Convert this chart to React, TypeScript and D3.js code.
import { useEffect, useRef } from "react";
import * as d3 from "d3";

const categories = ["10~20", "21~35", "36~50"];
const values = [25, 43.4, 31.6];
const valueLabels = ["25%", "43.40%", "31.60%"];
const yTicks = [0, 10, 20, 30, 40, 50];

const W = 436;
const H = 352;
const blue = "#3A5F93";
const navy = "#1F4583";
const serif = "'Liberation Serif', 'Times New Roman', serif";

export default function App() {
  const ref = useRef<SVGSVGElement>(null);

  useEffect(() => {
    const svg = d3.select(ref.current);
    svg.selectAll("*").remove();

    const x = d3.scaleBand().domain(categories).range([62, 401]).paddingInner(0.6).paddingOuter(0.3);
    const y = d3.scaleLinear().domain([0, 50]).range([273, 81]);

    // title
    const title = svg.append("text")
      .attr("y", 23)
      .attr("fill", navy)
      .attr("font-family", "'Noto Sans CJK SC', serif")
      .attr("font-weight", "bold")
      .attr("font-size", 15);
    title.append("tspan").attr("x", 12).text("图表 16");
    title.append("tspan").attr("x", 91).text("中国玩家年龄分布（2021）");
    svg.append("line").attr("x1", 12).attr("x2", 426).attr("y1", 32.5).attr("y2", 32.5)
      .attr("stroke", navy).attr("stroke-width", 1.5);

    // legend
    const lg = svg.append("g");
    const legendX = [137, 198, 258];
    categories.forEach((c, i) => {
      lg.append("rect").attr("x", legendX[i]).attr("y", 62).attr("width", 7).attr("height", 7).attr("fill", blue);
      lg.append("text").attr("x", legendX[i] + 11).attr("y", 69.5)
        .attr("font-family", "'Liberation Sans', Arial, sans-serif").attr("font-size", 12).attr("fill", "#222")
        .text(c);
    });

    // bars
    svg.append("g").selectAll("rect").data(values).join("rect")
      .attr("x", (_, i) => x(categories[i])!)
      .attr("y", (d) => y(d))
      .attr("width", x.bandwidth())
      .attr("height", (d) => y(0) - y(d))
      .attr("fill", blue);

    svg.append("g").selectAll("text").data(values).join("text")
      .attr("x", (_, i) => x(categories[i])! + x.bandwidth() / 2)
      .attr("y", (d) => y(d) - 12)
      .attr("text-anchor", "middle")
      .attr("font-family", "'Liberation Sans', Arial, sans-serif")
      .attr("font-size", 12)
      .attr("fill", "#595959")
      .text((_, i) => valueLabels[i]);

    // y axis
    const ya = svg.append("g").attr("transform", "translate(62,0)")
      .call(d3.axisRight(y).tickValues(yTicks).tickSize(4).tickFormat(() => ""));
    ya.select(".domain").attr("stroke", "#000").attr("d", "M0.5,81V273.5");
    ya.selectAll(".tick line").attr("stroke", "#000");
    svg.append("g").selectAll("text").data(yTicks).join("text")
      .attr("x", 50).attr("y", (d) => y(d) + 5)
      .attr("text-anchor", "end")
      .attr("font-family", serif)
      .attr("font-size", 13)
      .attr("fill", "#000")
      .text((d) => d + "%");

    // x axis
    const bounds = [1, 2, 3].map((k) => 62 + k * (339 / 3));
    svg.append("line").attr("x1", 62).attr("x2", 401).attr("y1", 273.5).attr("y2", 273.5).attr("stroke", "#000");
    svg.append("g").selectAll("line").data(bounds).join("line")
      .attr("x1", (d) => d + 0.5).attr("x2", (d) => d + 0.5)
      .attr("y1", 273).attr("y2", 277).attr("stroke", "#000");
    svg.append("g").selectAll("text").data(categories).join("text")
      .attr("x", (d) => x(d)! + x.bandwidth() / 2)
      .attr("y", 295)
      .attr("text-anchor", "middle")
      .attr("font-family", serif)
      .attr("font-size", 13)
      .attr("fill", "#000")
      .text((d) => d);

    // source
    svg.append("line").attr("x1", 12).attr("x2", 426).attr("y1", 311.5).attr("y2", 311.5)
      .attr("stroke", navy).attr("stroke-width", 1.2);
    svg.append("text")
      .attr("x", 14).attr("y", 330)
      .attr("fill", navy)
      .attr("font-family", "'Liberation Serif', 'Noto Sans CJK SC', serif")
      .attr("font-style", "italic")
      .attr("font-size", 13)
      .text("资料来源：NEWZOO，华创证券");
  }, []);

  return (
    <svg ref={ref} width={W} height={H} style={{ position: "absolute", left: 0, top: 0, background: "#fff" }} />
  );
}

━━━

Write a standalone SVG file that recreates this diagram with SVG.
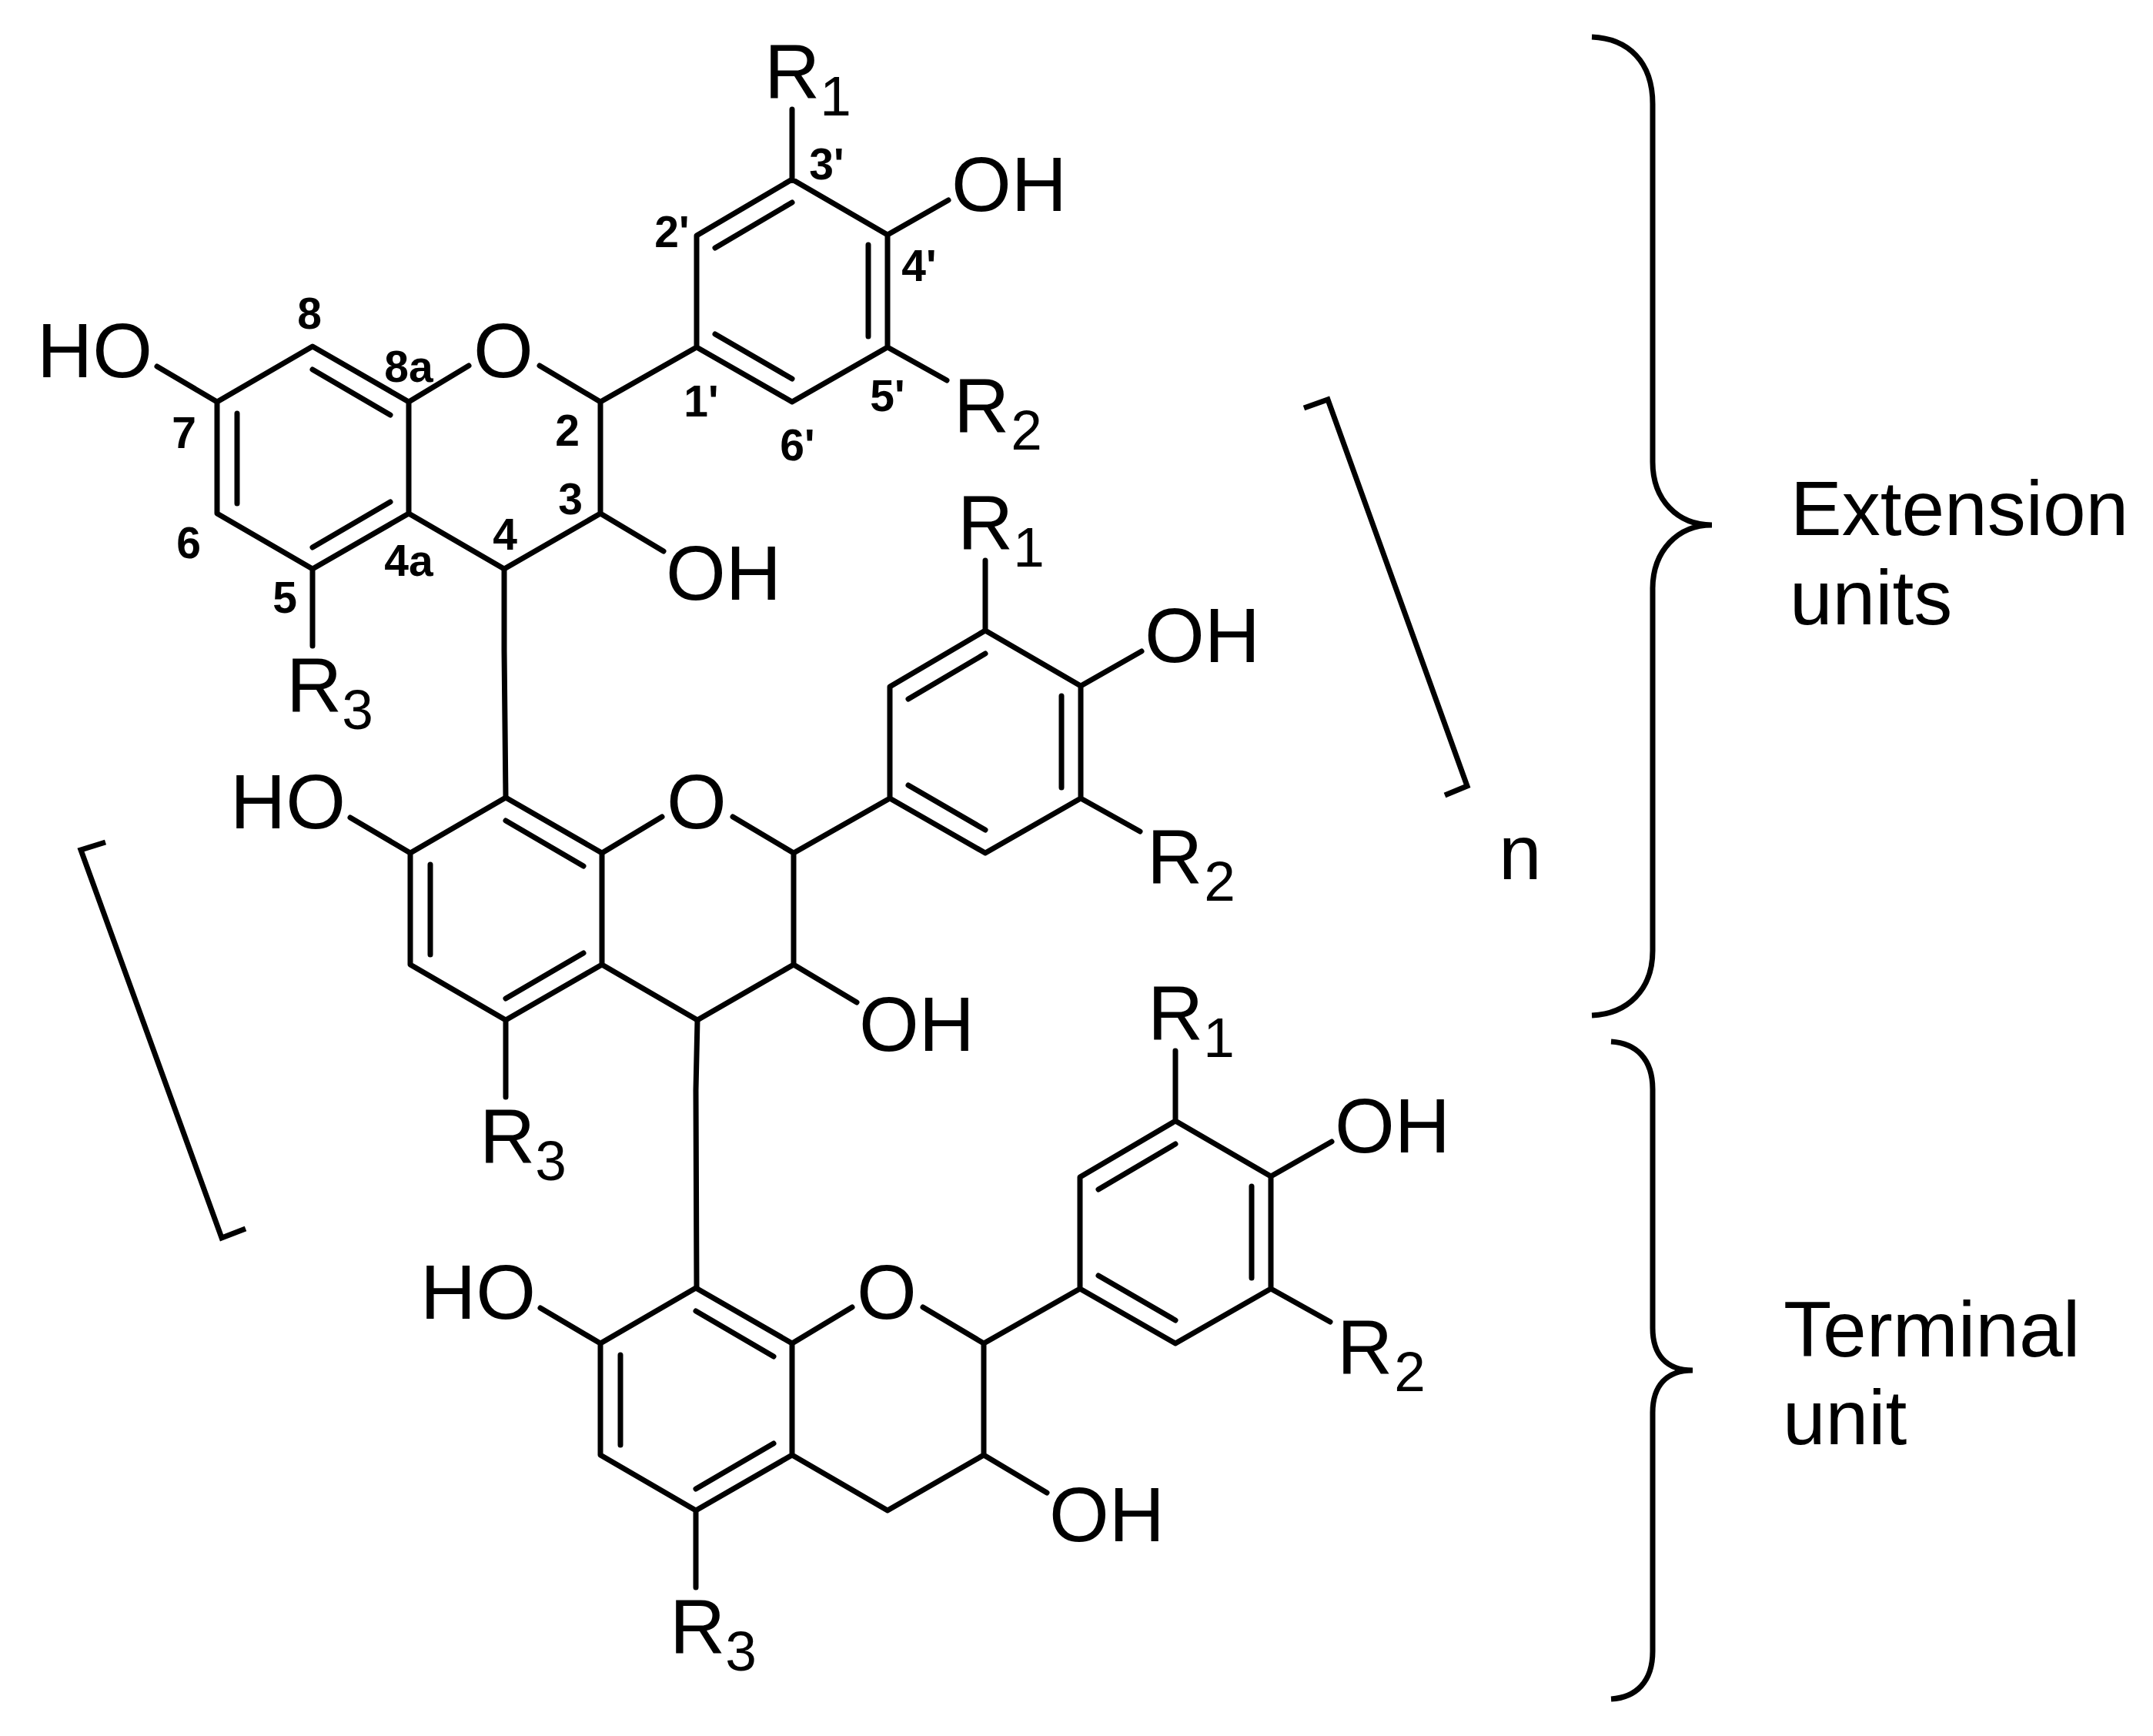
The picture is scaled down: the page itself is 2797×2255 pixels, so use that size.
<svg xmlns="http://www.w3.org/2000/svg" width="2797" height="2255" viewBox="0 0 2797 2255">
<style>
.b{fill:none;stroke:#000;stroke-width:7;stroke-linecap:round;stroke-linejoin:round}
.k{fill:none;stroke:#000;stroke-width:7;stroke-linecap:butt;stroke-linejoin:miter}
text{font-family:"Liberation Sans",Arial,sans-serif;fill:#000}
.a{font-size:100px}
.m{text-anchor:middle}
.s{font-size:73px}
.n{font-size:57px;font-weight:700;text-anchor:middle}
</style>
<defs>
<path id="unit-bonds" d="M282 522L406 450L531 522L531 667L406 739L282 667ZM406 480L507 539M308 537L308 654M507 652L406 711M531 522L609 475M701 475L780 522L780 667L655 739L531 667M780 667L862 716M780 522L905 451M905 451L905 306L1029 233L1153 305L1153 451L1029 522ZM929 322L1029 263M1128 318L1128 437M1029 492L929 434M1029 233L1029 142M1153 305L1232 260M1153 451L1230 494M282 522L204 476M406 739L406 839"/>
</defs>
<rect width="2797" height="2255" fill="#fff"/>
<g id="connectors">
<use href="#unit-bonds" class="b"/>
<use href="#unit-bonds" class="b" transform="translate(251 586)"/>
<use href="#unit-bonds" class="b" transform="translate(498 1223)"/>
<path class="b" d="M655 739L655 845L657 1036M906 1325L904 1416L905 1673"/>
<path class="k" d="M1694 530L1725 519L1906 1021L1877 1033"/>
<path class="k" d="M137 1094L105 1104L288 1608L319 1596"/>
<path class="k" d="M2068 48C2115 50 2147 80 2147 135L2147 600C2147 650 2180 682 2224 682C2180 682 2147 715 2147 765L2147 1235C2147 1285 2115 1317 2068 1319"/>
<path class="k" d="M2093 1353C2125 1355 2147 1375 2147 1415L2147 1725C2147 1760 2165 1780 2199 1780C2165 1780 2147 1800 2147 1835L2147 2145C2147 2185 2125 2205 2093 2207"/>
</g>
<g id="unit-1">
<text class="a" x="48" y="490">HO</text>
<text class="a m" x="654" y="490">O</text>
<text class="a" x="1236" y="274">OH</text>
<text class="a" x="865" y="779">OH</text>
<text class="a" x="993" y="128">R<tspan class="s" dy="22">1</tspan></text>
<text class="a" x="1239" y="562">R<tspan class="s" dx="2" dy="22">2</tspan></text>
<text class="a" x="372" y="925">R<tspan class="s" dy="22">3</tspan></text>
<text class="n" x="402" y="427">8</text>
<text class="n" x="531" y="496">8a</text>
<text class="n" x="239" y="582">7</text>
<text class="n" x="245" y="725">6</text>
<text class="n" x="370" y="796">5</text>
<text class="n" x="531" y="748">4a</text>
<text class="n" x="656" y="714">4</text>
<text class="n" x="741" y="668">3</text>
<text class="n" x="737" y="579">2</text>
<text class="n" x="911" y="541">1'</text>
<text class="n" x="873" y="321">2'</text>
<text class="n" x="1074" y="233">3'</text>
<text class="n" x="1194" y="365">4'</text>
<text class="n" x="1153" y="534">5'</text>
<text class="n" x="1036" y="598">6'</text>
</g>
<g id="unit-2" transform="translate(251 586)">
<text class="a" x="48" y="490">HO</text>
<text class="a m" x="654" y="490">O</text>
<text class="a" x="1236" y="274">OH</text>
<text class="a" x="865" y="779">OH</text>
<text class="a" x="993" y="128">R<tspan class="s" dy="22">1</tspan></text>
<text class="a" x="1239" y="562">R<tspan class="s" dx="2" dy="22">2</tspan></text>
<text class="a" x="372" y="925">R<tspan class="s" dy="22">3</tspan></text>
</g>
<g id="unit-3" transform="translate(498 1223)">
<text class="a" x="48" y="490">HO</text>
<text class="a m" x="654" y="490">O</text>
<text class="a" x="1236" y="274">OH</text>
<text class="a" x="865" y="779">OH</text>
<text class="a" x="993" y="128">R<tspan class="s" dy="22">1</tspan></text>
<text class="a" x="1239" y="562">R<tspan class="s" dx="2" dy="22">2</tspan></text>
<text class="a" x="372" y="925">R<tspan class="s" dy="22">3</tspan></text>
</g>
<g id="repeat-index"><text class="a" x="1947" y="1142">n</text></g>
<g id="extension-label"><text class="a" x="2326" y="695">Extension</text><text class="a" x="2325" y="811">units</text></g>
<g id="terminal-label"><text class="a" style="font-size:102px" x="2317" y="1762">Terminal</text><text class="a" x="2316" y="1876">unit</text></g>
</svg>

━━━

- WHAT IS ASKED:
List the lines of the records where "that" occurs.

- EXPECTED ANSWER:
Write a standalone SVG file that recreates this diagram with SVG.
The picture is scaled down: the page itself is 2797×2255 pixels, so use that size.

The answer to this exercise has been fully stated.